* **DATA ROWS**:
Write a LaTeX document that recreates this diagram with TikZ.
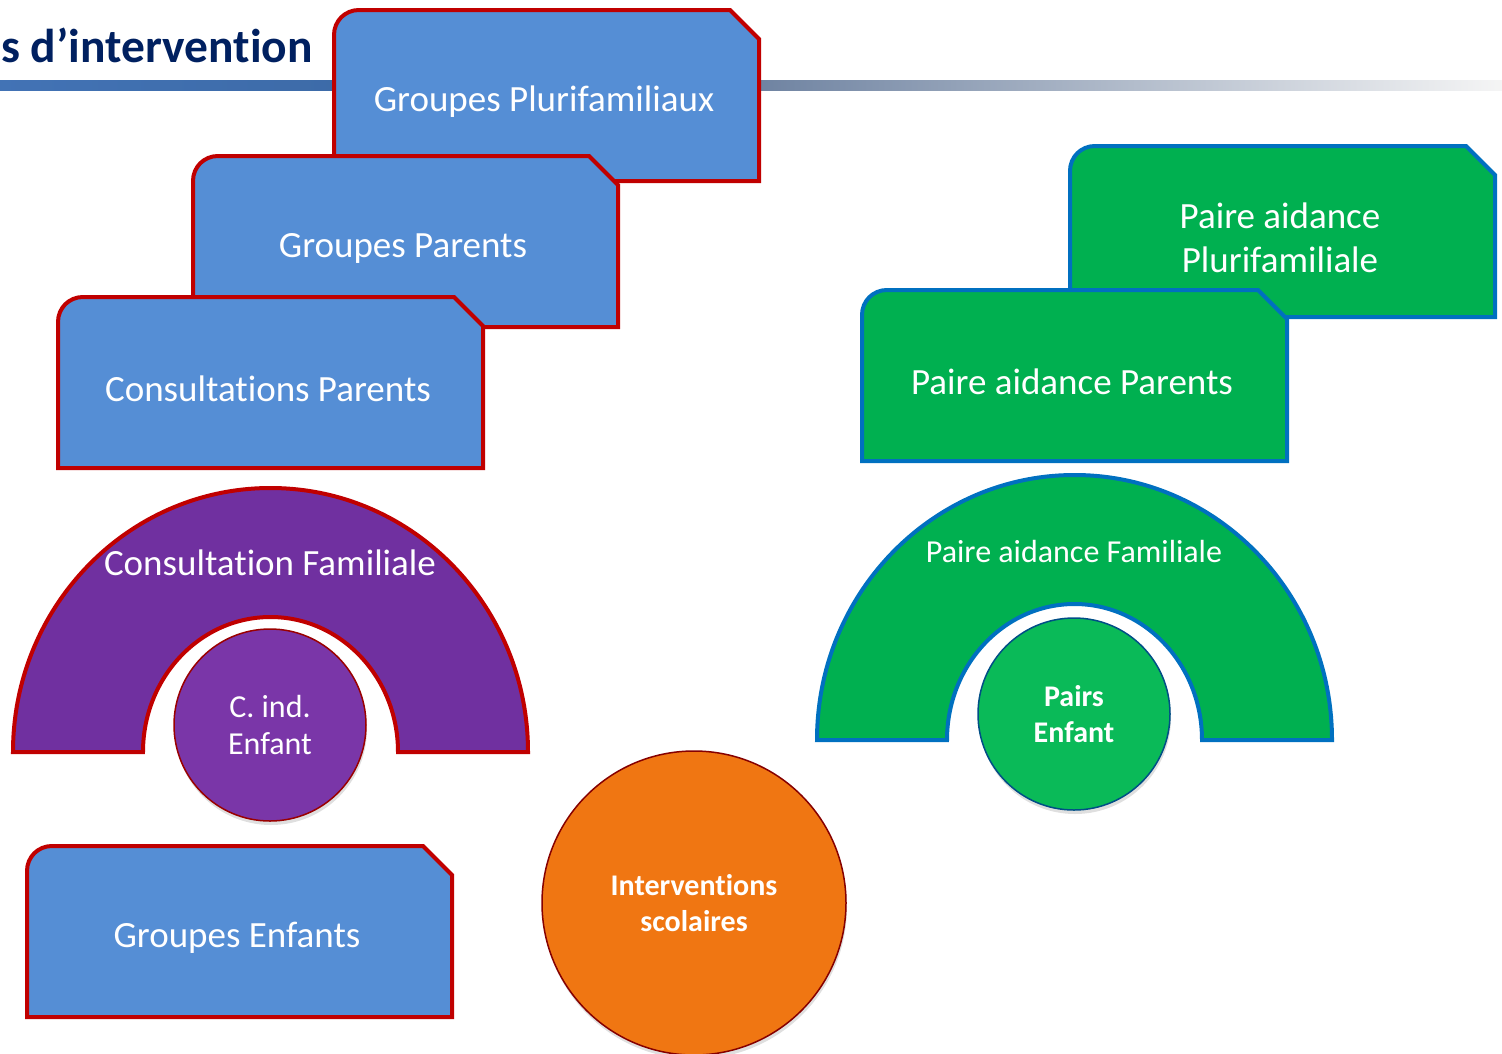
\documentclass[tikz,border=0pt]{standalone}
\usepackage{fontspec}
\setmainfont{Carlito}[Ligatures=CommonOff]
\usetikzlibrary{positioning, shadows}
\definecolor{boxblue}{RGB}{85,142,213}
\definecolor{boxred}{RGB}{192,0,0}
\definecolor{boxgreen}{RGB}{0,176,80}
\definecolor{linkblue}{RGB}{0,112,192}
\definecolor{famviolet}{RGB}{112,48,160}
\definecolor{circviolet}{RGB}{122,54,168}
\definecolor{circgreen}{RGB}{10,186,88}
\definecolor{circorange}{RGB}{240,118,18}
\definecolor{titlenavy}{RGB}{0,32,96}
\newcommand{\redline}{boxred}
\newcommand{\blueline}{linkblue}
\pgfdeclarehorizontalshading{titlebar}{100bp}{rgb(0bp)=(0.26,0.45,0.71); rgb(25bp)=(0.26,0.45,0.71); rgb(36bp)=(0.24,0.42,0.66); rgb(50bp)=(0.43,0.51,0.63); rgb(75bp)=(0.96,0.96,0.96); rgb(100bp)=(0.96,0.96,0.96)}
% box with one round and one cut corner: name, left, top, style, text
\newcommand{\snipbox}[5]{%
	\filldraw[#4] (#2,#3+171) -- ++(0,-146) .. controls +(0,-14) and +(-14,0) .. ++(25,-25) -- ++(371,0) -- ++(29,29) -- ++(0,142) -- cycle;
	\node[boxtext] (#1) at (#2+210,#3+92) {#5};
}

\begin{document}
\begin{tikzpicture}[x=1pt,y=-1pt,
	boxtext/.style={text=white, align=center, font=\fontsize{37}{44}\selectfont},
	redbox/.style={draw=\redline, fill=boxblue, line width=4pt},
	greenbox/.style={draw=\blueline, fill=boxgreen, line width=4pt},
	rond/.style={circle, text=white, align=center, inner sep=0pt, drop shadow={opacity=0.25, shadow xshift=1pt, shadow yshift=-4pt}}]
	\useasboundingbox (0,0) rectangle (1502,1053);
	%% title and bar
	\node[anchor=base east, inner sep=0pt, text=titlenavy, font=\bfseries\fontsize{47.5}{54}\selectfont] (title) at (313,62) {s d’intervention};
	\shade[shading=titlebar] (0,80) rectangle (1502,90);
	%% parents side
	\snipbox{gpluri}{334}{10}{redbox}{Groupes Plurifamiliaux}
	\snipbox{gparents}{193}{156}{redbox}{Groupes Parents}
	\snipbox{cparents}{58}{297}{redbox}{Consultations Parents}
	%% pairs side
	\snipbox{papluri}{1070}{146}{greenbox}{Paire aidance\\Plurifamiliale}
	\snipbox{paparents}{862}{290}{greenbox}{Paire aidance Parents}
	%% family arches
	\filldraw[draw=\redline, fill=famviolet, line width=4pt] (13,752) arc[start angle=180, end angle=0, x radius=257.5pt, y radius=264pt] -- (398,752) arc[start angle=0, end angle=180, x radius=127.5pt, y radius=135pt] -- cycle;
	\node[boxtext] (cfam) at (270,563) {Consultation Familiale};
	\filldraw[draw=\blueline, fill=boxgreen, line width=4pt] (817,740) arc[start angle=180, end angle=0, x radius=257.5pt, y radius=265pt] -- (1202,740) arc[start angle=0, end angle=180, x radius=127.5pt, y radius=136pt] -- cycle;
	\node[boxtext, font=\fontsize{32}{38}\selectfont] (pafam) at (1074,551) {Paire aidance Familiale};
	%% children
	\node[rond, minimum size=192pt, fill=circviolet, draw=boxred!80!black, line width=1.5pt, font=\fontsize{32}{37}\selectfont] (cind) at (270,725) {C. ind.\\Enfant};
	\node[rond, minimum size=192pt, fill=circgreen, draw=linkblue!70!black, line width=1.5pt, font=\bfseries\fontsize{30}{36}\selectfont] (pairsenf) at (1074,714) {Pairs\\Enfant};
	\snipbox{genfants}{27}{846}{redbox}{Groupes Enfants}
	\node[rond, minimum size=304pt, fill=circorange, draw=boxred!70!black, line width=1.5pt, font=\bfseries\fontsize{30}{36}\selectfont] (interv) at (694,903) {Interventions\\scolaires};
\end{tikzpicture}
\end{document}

* * *

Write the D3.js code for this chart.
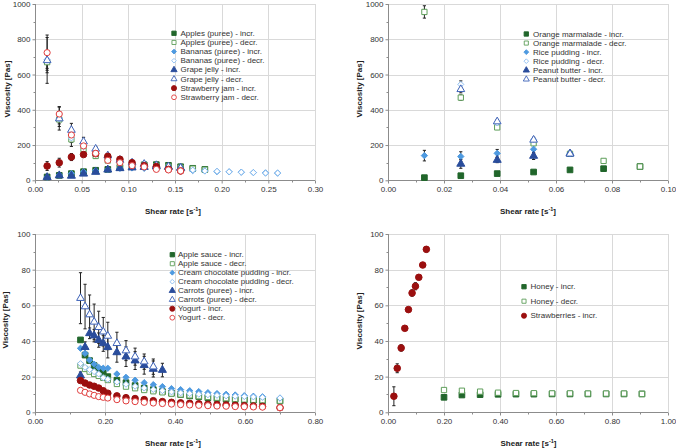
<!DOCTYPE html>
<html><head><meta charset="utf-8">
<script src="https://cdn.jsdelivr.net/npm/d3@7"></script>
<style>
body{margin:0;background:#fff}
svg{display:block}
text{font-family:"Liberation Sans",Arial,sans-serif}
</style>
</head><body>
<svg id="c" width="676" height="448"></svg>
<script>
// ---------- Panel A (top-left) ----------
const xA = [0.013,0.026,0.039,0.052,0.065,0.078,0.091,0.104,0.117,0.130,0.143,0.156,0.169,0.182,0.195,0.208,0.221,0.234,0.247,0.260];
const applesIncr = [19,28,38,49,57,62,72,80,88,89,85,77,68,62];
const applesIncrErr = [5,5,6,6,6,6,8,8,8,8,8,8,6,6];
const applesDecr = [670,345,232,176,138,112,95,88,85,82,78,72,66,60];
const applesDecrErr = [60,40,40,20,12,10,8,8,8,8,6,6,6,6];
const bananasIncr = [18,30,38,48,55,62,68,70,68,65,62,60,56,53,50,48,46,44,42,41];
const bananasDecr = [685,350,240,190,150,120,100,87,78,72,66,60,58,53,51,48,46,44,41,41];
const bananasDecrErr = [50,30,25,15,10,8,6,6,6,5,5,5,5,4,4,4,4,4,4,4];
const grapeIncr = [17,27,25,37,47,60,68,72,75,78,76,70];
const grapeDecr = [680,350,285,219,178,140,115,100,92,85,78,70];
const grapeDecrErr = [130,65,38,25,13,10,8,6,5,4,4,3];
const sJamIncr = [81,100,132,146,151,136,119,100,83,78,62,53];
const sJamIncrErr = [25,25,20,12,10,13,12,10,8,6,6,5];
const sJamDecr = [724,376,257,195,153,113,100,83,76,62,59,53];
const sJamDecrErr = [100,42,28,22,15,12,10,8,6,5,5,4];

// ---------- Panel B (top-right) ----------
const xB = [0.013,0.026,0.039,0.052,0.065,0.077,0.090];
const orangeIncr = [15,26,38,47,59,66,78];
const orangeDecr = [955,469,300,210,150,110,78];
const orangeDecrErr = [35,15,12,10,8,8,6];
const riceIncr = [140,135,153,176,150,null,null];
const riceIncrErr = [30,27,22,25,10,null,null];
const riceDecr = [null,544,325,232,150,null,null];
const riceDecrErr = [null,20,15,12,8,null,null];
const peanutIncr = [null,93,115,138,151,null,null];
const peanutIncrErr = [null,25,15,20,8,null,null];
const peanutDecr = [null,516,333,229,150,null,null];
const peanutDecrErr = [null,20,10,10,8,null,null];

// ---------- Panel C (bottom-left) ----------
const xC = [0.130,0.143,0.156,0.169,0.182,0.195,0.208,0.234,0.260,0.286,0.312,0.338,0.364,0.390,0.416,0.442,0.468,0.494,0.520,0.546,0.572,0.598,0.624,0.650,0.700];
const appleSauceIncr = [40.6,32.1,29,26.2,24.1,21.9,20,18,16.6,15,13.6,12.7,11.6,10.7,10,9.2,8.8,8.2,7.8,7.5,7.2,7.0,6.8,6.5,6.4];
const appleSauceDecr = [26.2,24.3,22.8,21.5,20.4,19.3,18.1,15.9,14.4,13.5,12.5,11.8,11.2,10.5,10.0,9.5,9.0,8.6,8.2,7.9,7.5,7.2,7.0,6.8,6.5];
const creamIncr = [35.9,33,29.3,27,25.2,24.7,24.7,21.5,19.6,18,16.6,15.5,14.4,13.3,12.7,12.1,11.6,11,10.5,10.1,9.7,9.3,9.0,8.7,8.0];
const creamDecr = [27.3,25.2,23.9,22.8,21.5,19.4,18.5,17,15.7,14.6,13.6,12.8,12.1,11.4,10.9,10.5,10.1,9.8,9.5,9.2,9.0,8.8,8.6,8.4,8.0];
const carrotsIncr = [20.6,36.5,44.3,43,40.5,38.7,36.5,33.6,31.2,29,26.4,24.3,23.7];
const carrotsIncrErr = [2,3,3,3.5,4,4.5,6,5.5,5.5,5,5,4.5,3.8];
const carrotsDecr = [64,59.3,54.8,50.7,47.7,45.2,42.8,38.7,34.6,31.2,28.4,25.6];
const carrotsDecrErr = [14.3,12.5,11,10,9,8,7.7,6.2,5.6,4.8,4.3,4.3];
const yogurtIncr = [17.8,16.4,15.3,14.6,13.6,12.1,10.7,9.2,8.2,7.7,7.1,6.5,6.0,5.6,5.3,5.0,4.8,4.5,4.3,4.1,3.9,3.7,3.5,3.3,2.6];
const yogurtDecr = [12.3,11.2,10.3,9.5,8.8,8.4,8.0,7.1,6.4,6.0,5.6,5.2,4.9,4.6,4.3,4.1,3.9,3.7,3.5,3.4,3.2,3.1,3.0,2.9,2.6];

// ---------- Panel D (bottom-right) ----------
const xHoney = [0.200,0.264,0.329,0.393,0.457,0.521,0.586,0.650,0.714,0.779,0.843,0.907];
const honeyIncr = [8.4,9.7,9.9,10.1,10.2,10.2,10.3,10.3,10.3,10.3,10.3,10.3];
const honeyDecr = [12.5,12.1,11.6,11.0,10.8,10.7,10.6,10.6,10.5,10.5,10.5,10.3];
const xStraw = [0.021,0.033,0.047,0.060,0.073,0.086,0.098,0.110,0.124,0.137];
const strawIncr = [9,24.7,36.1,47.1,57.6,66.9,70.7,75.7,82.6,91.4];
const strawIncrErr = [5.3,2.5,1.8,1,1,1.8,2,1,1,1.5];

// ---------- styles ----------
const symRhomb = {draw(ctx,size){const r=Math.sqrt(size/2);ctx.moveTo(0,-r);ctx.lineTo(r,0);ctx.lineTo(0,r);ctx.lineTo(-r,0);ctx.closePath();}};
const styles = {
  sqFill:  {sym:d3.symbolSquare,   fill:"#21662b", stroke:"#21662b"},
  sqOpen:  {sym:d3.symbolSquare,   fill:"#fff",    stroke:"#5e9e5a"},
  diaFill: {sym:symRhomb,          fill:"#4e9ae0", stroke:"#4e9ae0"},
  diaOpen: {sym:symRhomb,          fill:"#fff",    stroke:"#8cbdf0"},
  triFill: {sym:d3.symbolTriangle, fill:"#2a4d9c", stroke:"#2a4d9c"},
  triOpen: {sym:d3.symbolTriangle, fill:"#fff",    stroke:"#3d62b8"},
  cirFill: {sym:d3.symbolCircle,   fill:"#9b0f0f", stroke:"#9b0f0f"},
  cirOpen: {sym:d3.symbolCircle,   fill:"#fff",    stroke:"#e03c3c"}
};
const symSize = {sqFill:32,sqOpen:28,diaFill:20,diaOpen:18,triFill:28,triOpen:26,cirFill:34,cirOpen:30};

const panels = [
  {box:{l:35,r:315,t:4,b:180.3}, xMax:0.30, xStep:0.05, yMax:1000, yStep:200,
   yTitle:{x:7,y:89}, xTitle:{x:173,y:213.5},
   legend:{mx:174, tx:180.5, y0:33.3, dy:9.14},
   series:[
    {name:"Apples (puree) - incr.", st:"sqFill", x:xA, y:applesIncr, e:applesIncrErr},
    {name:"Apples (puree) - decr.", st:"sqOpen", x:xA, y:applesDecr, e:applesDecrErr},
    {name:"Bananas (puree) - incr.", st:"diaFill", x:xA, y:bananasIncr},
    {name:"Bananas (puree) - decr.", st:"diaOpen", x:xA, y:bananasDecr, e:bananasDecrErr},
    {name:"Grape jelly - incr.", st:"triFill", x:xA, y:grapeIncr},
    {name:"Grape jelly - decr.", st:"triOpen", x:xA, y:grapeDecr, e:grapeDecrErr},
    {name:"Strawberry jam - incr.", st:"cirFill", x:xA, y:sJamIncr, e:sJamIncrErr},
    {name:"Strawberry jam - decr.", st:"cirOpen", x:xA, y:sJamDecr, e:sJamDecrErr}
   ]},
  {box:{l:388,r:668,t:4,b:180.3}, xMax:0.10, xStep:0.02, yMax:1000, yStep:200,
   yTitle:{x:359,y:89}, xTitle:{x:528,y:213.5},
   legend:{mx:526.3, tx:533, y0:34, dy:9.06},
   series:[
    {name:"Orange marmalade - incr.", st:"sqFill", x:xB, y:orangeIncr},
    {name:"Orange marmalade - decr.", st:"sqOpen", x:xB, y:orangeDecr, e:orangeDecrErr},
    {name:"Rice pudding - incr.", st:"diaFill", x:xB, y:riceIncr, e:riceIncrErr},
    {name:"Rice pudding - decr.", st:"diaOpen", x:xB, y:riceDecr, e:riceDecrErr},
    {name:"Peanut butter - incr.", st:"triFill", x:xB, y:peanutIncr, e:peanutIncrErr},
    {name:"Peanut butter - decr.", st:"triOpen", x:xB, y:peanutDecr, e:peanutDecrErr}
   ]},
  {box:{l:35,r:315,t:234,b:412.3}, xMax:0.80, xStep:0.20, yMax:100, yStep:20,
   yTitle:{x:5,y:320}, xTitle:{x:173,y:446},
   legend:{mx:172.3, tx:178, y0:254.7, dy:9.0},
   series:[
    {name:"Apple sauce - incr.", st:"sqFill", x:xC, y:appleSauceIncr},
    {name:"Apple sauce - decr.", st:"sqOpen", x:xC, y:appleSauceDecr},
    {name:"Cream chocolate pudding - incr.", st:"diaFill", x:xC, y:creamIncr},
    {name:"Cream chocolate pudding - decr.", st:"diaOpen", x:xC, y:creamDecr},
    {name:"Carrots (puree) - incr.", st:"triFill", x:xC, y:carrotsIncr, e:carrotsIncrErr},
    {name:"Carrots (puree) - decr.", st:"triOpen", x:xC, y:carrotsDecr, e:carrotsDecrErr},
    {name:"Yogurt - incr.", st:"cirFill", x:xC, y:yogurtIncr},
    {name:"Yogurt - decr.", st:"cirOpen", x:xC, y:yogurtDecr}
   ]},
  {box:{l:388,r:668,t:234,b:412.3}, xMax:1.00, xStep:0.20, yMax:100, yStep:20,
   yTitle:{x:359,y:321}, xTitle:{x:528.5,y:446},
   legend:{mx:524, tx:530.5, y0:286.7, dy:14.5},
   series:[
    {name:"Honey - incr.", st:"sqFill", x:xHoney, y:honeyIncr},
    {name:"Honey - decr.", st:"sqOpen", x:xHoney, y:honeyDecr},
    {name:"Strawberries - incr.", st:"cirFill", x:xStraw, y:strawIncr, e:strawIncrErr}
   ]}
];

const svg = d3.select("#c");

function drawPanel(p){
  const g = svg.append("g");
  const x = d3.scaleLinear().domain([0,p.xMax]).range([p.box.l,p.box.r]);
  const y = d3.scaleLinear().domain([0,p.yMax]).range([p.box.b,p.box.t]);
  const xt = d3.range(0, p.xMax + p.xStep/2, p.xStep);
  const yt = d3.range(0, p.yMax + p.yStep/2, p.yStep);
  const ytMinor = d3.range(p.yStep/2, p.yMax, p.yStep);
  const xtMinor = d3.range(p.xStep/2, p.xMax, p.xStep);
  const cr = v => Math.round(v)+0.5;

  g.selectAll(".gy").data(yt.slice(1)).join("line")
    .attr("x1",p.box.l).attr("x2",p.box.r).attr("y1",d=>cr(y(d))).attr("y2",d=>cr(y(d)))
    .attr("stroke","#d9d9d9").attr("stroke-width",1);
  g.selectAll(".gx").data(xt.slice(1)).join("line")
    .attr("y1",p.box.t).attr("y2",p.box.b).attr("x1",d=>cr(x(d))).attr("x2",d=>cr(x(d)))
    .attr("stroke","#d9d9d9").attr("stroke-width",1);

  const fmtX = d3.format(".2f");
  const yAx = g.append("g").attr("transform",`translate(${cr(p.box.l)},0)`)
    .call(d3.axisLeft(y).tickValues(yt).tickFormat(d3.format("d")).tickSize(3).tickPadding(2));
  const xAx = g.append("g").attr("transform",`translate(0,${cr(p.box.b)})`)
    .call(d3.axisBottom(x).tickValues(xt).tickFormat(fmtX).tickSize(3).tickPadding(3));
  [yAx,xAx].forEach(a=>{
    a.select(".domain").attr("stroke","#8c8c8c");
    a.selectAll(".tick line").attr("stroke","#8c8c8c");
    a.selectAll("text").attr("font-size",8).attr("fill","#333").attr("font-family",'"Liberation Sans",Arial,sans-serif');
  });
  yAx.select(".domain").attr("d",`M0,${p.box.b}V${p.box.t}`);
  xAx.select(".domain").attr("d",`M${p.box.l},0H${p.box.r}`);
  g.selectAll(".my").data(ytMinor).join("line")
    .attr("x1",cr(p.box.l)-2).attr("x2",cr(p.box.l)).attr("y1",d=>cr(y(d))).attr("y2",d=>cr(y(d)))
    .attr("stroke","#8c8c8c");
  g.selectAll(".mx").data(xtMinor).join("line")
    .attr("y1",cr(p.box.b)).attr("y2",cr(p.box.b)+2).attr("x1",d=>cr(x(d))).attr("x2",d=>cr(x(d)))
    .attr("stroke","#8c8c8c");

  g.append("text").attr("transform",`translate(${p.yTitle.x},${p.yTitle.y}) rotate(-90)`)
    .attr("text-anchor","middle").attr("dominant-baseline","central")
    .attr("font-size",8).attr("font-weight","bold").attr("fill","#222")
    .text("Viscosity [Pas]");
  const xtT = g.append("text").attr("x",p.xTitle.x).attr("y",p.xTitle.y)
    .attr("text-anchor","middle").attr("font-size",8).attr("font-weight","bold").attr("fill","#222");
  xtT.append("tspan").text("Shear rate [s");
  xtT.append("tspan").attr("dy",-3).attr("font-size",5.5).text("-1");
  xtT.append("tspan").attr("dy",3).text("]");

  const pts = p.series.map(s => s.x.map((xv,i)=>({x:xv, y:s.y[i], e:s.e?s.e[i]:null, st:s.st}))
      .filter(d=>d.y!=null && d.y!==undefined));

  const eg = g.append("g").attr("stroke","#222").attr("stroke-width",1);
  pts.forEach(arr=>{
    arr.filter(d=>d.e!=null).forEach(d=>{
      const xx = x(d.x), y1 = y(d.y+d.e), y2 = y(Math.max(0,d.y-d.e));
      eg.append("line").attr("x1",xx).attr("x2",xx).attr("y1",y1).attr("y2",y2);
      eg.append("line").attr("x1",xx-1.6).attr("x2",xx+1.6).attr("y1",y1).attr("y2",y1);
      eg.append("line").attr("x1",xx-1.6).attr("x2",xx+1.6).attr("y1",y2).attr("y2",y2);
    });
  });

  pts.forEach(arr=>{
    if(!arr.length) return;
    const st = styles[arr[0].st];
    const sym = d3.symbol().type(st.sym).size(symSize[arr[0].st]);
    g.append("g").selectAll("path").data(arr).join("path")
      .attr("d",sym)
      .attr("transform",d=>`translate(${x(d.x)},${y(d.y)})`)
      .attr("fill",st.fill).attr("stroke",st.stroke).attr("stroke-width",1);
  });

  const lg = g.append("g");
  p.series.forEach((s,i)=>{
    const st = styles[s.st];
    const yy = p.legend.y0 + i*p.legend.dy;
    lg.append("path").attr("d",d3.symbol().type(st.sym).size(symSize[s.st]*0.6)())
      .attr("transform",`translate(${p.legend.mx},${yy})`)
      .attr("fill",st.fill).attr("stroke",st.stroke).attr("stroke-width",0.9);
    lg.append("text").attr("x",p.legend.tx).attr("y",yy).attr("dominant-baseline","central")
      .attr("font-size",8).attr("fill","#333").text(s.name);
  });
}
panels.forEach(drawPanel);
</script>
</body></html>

* **TASK OBJECTIVE**:
Report all lines of the material that contain the word "with".

* **CORRECT RESULT**:
Write a LaTeX document that recreates this diagram with TikZ.
% box with one round and one cut corner: name, left, top, style, text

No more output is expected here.